## WHAT TO PRODUCE:
Only the number is wanted: count the lines that contain "matplotlib".
=======
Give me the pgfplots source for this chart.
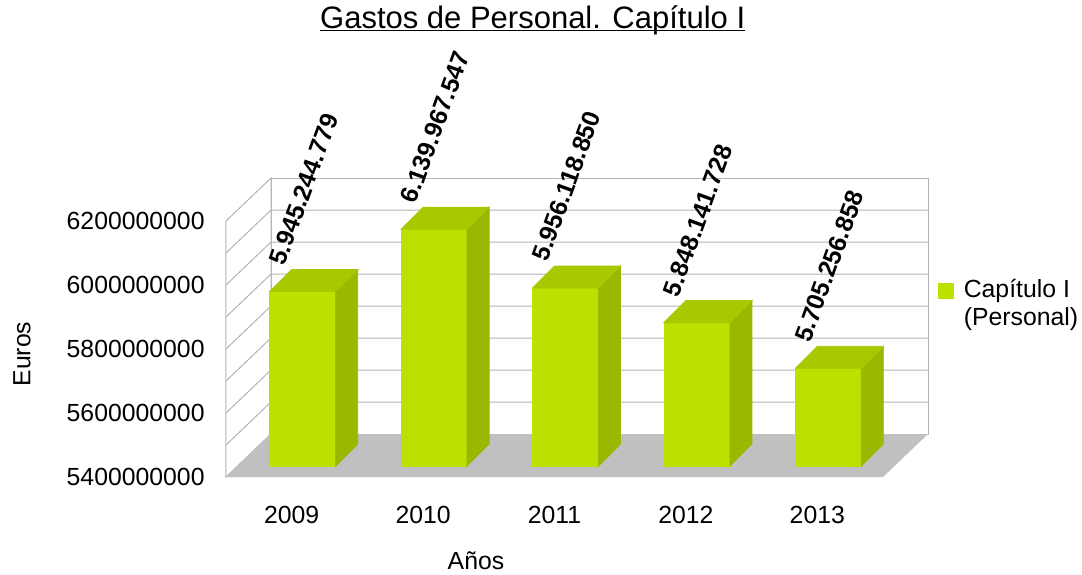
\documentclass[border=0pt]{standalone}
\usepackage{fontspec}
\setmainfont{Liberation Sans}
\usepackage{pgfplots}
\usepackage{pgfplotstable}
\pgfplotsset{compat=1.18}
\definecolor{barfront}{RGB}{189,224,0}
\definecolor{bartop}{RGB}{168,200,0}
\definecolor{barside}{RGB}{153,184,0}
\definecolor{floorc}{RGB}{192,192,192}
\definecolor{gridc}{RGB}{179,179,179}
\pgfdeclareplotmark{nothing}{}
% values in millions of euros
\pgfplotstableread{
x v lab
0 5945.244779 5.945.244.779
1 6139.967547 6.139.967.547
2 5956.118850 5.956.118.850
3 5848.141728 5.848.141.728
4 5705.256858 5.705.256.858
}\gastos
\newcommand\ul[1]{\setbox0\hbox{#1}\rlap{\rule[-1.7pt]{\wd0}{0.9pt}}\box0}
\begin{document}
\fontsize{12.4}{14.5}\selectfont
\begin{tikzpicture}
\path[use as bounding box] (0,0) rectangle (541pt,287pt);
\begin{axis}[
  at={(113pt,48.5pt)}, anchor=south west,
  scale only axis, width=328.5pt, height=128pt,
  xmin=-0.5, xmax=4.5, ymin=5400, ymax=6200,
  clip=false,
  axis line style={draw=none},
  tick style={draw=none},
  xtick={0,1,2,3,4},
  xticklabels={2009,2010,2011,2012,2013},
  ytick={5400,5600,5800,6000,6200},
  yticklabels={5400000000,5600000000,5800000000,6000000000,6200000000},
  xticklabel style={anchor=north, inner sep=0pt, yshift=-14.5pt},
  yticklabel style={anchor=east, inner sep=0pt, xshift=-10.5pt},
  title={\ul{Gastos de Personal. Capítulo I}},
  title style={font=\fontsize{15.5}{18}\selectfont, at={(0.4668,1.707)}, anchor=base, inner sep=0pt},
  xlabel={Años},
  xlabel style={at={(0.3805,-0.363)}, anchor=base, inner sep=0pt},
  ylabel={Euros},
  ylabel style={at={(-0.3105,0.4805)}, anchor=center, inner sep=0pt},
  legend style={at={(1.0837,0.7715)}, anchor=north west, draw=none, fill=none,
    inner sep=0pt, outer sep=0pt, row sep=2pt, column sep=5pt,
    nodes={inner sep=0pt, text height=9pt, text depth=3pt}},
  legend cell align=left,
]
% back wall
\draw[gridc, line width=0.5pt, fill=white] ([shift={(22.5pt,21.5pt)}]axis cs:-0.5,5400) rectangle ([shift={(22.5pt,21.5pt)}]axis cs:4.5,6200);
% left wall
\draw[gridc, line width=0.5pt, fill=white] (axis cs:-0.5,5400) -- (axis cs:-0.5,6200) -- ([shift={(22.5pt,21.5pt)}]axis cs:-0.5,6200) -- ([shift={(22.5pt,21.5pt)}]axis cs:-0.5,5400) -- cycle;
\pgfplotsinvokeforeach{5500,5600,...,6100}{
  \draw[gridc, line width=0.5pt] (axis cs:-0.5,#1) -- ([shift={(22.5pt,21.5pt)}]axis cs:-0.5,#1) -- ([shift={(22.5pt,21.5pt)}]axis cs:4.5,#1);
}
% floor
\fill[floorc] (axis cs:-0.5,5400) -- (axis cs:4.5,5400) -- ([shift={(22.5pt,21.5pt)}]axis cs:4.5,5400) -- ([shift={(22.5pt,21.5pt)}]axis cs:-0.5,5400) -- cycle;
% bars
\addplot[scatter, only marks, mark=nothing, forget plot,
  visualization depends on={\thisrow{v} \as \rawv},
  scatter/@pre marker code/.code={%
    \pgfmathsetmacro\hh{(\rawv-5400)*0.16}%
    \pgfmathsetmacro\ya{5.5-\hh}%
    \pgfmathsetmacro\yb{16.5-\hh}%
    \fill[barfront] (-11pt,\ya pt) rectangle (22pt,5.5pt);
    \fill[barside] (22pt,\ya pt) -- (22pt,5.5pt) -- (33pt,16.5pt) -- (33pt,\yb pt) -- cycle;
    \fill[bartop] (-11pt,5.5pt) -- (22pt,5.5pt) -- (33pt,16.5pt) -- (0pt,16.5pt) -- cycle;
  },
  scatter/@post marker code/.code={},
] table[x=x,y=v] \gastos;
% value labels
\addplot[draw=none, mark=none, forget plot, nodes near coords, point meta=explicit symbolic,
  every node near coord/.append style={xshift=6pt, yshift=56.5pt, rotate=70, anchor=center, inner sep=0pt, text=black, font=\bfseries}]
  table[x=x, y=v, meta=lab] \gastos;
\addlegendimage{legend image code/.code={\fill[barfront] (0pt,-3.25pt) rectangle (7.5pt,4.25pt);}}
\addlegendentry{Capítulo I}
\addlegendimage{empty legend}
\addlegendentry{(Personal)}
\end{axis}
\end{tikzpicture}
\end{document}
=======
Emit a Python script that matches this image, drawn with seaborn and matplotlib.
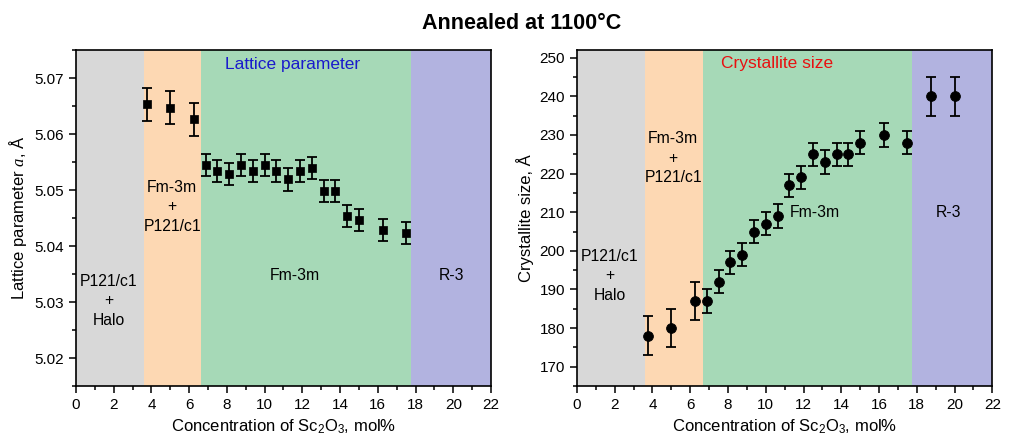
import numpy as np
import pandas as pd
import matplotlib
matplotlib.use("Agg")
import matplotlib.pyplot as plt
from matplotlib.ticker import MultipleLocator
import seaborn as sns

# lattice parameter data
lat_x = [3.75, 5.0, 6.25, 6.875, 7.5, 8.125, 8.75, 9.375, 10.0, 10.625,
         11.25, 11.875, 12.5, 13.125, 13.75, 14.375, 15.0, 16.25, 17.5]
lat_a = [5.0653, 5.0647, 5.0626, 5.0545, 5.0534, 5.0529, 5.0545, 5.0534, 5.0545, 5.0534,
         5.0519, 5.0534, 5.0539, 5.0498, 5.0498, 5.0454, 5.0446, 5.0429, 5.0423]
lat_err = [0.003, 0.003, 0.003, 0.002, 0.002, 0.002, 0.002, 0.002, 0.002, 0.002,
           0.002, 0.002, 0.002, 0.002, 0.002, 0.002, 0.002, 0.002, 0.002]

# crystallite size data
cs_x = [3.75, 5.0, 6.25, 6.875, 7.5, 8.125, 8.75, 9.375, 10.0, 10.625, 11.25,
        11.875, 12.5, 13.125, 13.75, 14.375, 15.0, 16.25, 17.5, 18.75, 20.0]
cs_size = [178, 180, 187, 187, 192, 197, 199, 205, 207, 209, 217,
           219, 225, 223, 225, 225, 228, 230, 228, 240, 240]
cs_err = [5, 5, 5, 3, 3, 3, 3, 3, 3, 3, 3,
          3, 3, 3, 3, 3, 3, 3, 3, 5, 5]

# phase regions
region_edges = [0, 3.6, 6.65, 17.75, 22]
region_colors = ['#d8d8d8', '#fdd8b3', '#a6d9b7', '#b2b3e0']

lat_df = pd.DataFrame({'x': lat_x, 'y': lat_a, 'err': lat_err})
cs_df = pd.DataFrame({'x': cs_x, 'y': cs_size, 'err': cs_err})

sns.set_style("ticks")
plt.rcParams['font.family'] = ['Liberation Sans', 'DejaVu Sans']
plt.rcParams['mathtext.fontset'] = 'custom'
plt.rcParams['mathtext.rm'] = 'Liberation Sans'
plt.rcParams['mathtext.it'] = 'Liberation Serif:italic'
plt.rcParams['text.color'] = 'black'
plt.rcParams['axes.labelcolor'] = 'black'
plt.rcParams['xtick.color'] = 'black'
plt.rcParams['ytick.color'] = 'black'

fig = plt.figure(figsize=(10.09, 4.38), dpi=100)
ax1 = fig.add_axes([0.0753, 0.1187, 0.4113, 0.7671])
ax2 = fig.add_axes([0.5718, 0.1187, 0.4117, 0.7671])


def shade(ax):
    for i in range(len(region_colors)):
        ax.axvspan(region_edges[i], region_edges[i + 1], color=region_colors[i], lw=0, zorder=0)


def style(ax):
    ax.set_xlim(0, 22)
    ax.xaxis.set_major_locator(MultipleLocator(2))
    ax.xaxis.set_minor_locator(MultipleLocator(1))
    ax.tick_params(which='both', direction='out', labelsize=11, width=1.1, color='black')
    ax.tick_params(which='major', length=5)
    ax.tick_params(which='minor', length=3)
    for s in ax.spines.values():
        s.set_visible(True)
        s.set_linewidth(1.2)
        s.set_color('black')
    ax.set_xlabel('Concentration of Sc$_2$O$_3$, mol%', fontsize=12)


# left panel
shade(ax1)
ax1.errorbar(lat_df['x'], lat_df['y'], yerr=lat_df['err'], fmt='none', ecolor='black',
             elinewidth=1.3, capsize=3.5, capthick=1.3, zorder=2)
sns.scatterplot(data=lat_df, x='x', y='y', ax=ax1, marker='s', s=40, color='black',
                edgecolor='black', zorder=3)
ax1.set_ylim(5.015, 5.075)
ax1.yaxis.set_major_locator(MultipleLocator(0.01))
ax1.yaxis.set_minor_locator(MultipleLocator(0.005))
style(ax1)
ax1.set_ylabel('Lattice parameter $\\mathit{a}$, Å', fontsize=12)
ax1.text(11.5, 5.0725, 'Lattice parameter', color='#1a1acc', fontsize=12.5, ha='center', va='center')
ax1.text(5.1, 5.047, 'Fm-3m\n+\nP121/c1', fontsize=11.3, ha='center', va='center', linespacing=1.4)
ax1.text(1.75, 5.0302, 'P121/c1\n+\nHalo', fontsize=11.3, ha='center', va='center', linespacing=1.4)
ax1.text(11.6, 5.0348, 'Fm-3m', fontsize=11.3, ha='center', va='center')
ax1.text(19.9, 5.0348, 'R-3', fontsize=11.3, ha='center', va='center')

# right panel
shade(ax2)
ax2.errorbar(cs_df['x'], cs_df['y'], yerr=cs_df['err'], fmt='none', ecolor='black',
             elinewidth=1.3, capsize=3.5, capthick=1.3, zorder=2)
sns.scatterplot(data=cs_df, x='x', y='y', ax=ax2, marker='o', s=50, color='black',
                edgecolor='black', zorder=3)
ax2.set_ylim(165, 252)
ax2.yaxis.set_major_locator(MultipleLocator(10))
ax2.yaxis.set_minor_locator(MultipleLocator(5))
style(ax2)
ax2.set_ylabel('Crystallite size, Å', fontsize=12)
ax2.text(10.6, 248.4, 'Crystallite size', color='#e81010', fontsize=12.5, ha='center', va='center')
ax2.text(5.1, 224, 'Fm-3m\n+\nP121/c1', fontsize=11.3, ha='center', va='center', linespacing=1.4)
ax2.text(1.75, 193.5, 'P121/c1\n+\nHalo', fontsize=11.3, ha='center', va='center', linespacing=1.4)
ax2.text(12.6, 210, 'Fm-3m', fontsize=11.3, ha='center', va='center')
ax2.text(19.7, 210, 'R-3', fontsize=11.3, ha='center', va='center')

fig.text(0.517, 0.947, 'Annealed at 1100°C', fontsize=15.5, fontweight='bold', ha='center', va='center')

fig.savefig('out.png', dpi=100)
=======
## REPLY:
5